The ‘Masters of the Universe’ in the banks, for instance, think they are individually worth in excess of €2 million.

The government believes that the balance of the economy would be disturbed if this were to be pared back - hence the massive bailout now under way for the institutions, so brilliantly managed by these Masters of the Universe.

Brendan Drumm, whose performance has been questionable since he took over the management of the Health Service Executive (HSE) - aided and abetted by Harney - thinks it is okay for him and a few of his colleagues to share a bonus in excess of €1 million.

Is this justified on the basis that he would be earning far more than €450,000 had he remained a hospital consultant?

Obviously, it did not occur to him that this is very much part of the problem and that his mentality - which, one assumes, is widely shared in the medical profession - is a major part of the problem.

The Irish solution to the financial crisis seems increasingly a piece of madness that could impoverish this country for generations. If any one of the financial institutions now guaranteed goes under - and the likelihood of that happening seems to be increasing by the day - then this society could be saddled with a debt of something like €20 billion to €150 billion.

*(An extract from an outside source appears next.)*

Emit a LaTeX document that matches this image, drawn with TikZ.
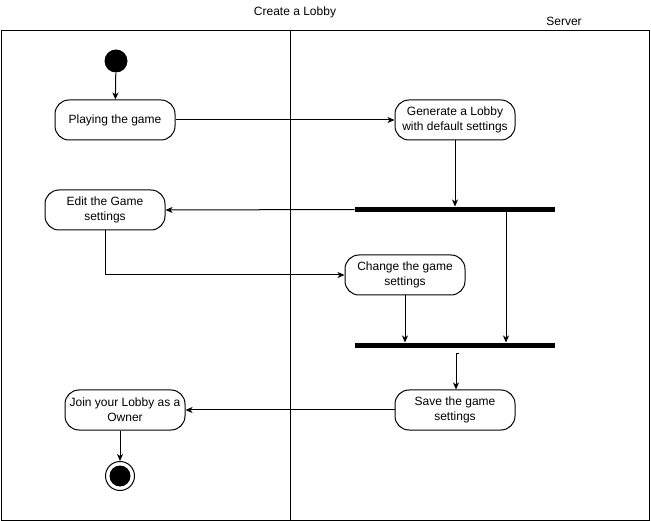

This would cripple the economy here for decades. Would it not have been preferable to commit to the survival of, say, AIB and the Bank of Ireland by a state takeover, and let the others go to the wall if necessary?

Isn’t it extraordinary that we have allowed our societies to become vulnerable to the vagaries of the mere facilitators of its functioning, the financial institutions?

How did we ever allow them to become so much a central part of our societies? How ever did we justify giving these penny-pushers such vast wealth and power, so much so that their greed and recklessness now threaten the economic future of our societies?